ただ、問題は味。どんなに生産性が上がろうが、コストが下がろうが、美味しくなければ広まらない。その点を聞いてみると、「農家さんでも『陸稲は美味しくないでしょう』と言われる方がいますが、技術の進歩で、いまや味は変わりません。等級もこれまでの作り方と変わらぬ結果が出ています。もちろん、じっくり時間かけてつくるスーパープレミアムなおコメであれば、水田の良さは絶対にあると思うので、ケースバイケースで、いろんな選択肢がありますよという状況を作っていければいいと思っています。でも、福田農場さんが陸稲で作る「ななつぼし」は、本当に美味しいですよ」と、味にも太鼓判を押す。
千林氏たちが、節水型乾田直播や陸稲といった水を張らないコメづくりを広めていきたい理由は他にもある。それが農家の労働生産性の問題だ。
労働生産性問題は稲作にも
先進国で最低など、生産性はどの業界でも最大の課題と言われ続けているが、農業も例外ではない。統計でも、米国や豪州、アジアとの比較で生産性が低いのがアジアと日本だが、今やアジアからも抜かれようとしており、投下労働時間を見ても日本は断トツに高い。

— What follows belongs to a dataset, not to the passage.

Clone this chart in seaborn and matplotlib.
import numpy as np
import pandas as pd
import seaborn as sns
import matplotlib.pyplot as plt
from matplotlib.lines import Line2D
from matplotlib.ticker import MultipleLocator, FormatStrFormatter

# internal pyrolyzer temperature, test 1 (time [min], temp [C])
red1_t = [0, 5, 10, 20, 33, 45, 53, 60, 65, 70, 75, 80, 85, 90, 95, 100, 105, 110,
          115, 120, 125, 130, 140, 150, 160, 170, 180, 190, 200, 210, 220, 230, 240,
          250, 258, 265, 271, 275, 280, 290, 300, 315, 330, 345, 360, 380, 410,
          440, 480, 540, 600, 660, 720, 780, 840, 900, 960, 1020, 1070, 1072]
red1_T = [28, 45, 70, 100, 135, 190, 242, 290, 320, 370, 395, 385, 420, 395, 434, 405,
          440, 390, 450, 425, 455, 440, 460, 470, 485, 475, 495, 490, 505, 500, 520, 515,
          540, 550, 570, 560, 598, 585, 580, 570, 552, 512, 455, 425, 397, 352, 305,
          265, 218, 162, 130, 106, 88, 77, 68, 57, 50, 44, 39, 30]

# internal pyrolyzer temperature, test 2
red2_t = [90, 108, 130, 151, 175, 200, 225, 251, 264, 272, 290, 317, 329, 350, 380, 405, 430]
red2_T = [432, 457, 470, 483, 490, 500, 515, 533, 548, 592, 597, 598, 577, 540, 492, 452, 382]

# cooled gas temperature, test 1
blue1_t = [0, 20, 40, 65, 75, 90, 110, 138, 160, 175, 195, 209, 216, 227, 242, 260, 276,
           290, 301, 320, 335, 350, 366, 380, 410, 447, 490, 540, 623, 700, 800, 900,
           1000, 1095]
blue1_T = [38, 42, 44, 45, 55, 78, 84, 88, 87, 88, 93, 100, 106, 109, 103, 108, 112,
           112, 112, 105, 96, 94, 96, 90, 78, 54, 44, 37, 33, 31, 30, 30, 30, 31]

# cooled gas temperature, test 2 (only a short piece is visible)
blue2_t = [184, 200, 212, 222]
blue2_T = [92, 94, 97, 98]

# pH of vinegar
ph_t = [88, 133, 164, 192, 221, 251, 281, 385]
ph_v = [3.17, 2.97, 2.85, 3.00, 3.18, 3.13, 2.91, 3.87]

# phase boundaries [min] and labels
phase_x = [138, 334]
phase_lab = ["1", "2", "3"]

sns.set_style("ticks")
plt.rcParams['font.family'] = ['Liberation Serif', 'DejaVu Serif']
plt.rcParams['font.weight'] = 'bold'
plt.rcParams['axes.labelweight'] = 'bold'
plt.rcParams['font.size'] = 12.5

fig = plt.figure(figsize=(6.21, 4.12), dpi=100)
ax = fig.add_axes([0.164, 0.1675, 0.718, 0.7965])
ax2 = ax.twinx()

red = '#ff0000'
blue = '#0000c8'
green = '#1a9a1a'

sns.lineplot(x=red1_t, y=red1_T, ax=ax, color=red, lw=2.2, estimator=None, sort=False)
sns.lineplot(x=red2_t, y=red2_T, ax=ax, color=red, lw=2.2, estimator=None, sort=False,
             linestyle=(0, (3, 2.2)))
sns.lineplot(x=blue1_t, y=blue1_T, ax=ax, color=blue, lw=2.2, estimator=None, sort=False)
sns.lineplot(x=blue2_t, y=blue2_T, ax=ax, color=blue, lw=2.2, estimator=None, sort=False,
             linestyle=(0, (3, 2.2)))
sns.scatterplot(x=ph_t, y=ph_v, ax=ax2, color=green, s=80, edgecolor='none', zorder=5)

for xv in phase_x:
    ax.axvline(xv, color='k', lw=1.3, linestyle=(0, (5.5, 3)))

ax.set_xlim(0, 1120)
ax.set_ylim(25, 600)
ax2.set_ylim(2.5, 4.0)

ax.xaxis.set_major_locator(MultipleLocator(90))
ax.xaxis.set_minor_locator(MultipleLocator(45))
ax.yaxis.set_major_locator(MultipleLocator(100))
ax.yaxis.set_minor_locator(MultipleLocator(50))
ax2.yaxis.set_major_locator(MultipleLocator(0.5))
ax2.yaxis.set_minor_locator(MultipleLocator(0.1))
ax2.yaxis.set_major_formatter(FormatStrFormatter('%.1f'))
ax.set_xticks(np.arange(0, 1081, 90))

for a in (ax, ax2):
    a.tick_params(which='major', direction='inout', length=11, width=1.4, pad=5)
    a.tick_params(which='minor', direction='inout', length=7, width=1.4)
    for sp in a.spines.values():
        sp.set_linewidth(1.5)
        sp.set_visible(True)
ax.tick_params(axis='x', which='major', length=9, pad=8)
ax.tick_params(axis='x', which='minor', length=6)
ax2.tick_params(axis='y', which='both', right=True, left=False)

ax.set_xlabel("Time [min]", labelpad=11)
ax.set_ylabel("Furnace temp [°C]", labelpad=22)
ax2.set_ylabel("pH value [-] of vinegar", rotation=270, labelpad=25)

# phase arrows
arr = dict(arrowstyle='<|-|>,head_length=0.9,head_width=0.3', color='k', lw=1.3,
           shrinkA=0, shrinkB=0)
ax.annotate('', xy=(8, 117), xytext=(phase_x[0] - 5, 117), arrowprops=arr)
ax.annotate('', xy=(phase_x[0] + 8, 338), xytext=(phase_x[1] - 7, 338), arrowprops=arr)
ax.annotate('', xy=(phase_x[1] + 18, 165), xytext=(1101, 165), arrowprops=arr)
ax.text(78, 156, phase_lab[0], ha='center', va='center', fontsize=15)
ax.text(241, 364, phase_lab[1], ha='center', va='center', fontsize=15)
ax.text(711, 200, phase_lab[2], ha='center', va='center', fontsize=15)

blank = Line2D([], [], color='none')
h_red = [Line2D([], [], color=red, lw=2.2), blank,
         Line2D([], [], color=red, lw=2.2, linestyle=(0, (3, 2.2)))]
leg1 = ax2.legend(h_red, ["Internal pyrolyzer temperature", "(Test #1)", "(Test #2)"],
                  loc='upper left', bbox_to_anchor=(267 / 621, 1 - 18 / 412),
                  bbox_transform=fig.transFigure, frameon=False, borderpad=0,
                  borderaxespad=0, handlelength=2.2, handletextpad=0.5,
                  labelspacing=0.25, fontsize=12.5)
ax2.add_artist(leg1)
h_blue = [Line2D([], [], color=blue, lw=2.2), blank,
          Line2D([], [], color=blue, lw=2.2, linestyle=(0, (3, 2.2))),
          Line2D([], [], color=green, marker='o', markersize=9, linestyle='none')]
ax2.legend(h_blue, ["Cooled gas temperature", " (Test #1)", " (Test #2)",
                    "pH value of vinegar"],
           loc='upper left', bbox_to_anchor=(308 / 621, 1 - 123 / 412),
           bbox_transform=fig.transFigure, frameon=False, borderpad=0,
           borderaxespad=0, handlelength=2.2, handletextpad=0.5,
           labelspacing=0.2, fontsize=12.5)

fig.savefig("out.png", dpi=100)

農家の規模が大きい米国や豪州に比べれば、どうしても不利にはなるが、水田での稲作もまた大きな要因になっている。実際、米豪の田んぼは水を張って直播きする湛水直播が一番多く、次いで乾田直播、水田、陸稲と続くが、アジアと日本は圧倒的に水田が多く、日本に至っては9割近くが水田だ。稲の種類や味も変わらないのであれば、水田が酷暑による影響を一番受けるので、乾田での栽培に変えて、70日ほどかかる水管理を5日ほどに減らし、直播にすることで代かき、苗づくり、田植えが必要なくなることもあるので、検討しても良いだろう。
千林氏もすべてを変えるつもりはなく、バランスが問題だという。「プレミアムなお米づくりをするために水田はまだまだ必要ですし、棚田などの景観の問題もあります。例えば、今年は酷暑だから節水型乾田直播のウェイトを高めにし、気候が安定していればプレミアムなコメづくりをするために水田も導入するなど、稲作の選択肢の知見を蓄積してフレキシブルな対応ができればいいのではないかなと思っています。それがコメ不足にも対応でき、生産性もあがる最適なやり方だと信じています」。

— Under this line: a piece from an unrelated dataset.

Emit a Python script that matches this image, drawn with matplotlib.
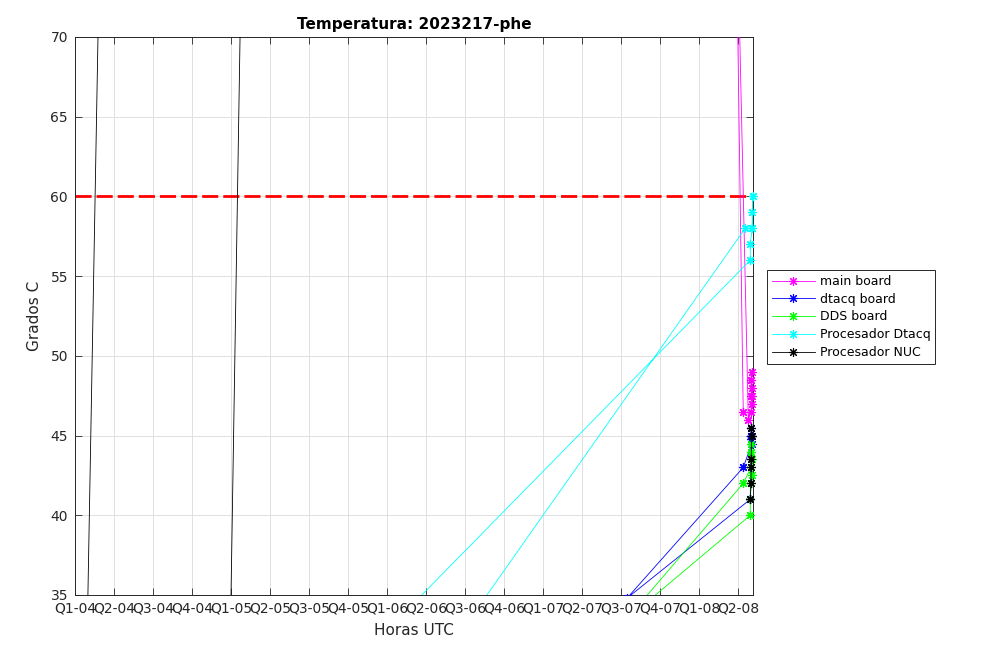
import numpy as np
import matplotlib
matplotlib.use("Agg")
import matplotlib.pyplot as plt

nan = np.nan

# ---- data (x in quarter-tick units, y in degrees C) ----
tick_labels = ["Q1-04", "Q2-04", "Q3-04", "Q4-04", "Q1-05", "Q2-05", "Q3-05", "Q4-05",
               "Q1-06", "Q2-06", "Q3-06", "Q4-06", "Q1-07", "Q2-07", "Q3-07", "Q4-07",
               "Q1-08", "Q2-08"]

main_x = [17.13, 16.90, 17.26, 17.33, 17.35, 17.33, 17.35, 17.33, 17.35, 17.33, 17.35]
main_y = [46.5, 85.4, 46.0, 46.5, 47.0, 47.5, 48.0, 48.5, 49.0, 48.5, 47.5]

dtacq_x = [17.33, 17.33, 17.35, 17.13, 14.15, 17.31, 17.33, 17.35, 17.33]
dtacq_y = [45.5, 45.0, 44.5, 43.0, 34.8, 41.0, 45.0, 45.0, 44.8]

dds_x = [17.33, 17.33, 17.35, 17.33, 17.13, 14.13, 17.31, 17.31, 17.33, 17.35, 17.33]
dds_y = [44.5, 44.0, 43.5, 43.0, 42.0, 33.46, 40.0, 41.0, 42.0, 42.5, 44.0]

dtacqproc_x = [17.38, 17.36, 17.36, 17.18, 7.68, 4.88, 17.31, 17.31, 17.36, 17.38]
dtacqproc_y = [60.0, 59.0, 58.0, 58.0, 25.0, 25.0, 56.0, 57.0, 58.0, 60.0]

nuc_x = [0.22, 0.70, nan, 3.90, 4.33, nan, 17.31, 17.33, 17.33, 17.33, 17.35, 17.33]
nuc_y = [20.0, 85.0, nan, 20.0, 85.0, nan, 41.0, 42.0, 43.0, 43.5, 45.0, 45.5]

limit_x = [0.0, 17.38]
limit_y = [60.0, 60.0]

series = [
    ("main board", main_x, main_y, (1, 0, 1)),
    ("dtacq board", dtacq_x, dtacq_y, (0, 0, 1)),
    ("DDS board", dds_x, dds_y, (0, 1, 0)),
    ("Procesador Dtacq", dtacqproc_x, dtacqproc_y, (0, 1, 1)),
    ("Procesador NUC", nuc_x, nuc_y, (0, 0, 0)),
]

XMIN, XMAX, YMIN, YMAX = 0, 17.38, 35, 70

plt.rcParams['font.family'] = ['DejaVu Sans']
fig = plt.figure(figsize=(10.08, 6.61), dpi=100)
ax = fig.add_axes([75 / 1008, 1 - 595 / 661, (753 - 75) / 1008, (595 - 37) / 661])

star = (8, 2, 0)
gray = (0.15, 0.15, 0.15)

red, = ax.plot(limit_x, limit_y, color=(1, 0, 0), lw=2.0, zorder=2)
red.set_dashes((5.8, 1.8))

handles = []
for name, xs, ys, col in series:
    h, = ax.plot(xs, ys, color=col, lw=0.6, marker=star, ms=6.5, mew=0.8,
                 label=name, zorder=3)
    handles.append(h)
    xa = np.asarray(xs, float)
    ya = np.asarray(ys, float)
    inside = (xa >= XMIN) & (xa <= XMAX) & (ya >= YMIN) & (ya <= YMAX)
    ax.plot(xa[inside], ya[inside], ls='none', color=col, marker=star, ms=6.5,
            mew=0.8, clip_on=False, zorder=3)

ax.set_xlim(XMIN, XMAX)
ax.set_ylim(YMIN, YMAX)
ax.set_xticks(np.arange(len(tick_labels)))
ax.set_xticklabels(tick_labels)
ax.set_yticks(np.arange(35, 71, 5))

ax.grid(True, color=(0.88, 0.88, 0.88), lw=0.7, zorder=0)
ax.set_axisbelow(True)
ax.tick_params(direction='in', length=5, width=0.6, colors=gray, labelsize=10,
               top=True, right=True, pad=5)
for sp in ax.spines.values():
    sp.set_color(gray)
    sp.set_linewidth(0.7)

ax.set_title("Temperatura: 2023217-phe", fontsize=11, fontweight='bold', pad=6)
ax.set_xlabel("Horas UTC", fontsize=11, color=gray, labelpad=5)
ax.set_ylabel("Grados C", fontsize=11, color=gray, labelpad=6)

leg = fig.legend(handles=handles, loc='upper left',
                 bbox_to_anchor=(767 / 1008, 1 - 270 / 661), borderaxespad=0,
                 fontsize=9, numpoints=1, handlelength=3.4, handletextpad=0.4,
                 labelspacing=0.38, borderpad=0.4, fancybox=False, framealpha=1,
                 edgecolor=gray)
leg.get_frame().set_linewidth(0.7)

fig.savefig("out.png", dpi=100)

その想いは、海を越えて広がる。現在、アフリカでも稲作が行われているが、人口増加で生産が追い付かず、干ばつの問題もあるため輸入に頼っている。ところが、一昨年、最大の輸出元であるインドが干ばつで輸出ができなくなり、最大の輸入先であるアフリカでは食料安全保障に対する取り組みが活発化した。アサヒバイオサイクル社もケニアで節水型乾田直播の稲作を支援しており、「今年7月にはじめて収穫しましたがバイオスティミュラントの効果で84%も収量が増えたと報告がありました。まだ、一期目なので再現性の試験が必要ですが、アフリカでも食の問題を解決したいと考えています」。一方、国内の目標はと訊ねると、「日本のコメを輸出できるビジネスにしていけたら嬉しい」と千林氏。そうなると酵母が足りなくなりそうだが、「アサヒグループには世界中にビール工場があるので、まだまだ大丈夫」と笑った。